The old saying goes, “If you put two Presbyterians in a room there will be at least three different opinions.” This is challenging, but it is also beautiful. We live in diverse community. And we should! We are called to live in community with people who are a different gender than us, a different race, a different religion, a different political party, a different age. When we all come together, we are God-like. We can be like God in our difference.
And in our diversity, we are created to overflow with love. This week I want to ask you to seek out someone who is different from you and listen to them. Read a news source you don’t normally read. Listen to a podcast from someone who you know you disagree with and really listen, not to disagree, but to empathize, to understand their perspective. Remember that Scripture says we are not called to be like an idol that has no ability to speak or see or hear or work, but we are called to be like God who continuously speaks to our hearts and sees our joys and sorrows, and hears our prayers and works within us. We are to be like God. And part of that is listening to one another.
And if you can find the strength, look for places of suffering. Listen to people in pain. Listen to the hardships of our world. This is an exhausting exercise for most of us. There are so many places of hurt right now. And many of us don’t want to see the hurt and suffering and pain in the world. Many of us want to close our eyes to those who are oppressed or hungry or crying out against injustice. It is easier that way. It is easier to think, “I’m okay; they’re okay; this will all calm down in a bit” and just move on.
But if we know God, we know love. Love overflowing like a fountain. And we are called to be like God. To allow love to overflow out of our hearts. We cannot know love unless it is shared. When we give love, we come to know love. It’s an amazing truth that the more we love, the more we experience love.
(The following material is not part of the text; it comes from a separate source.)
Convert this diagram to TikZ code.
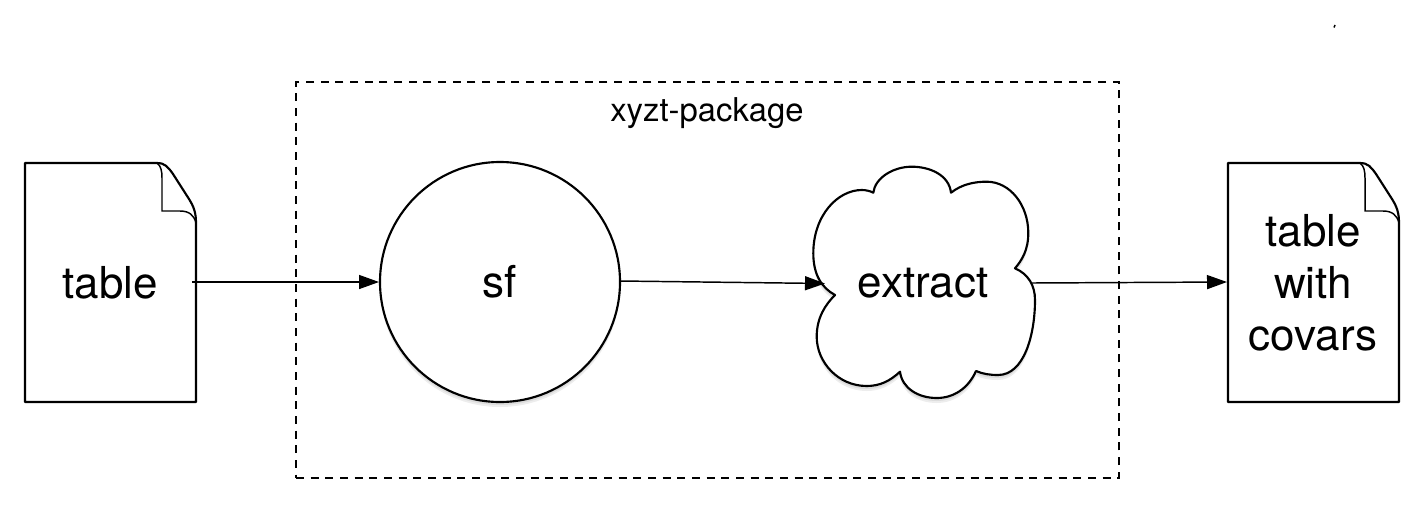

This is frightening in a hurting world. It is hard to know where to begin and how to love. But we can be confident of this: We were created for this. We were created for love. We were created for diverse community. And the love is never ever going to run out. For it is not us who loves alone, but God’s overflowing, abundant love within us. When we are empty, we can open our hands to the Lord and ask God to fill us with God’s love so that we can love others. We can learn to love because we can become like that which we worship.
And we worship the Triune God—God who is one in three, Father, Son, and Holy Spirit—who is diversity within unity, the very nature of love itself. Amen.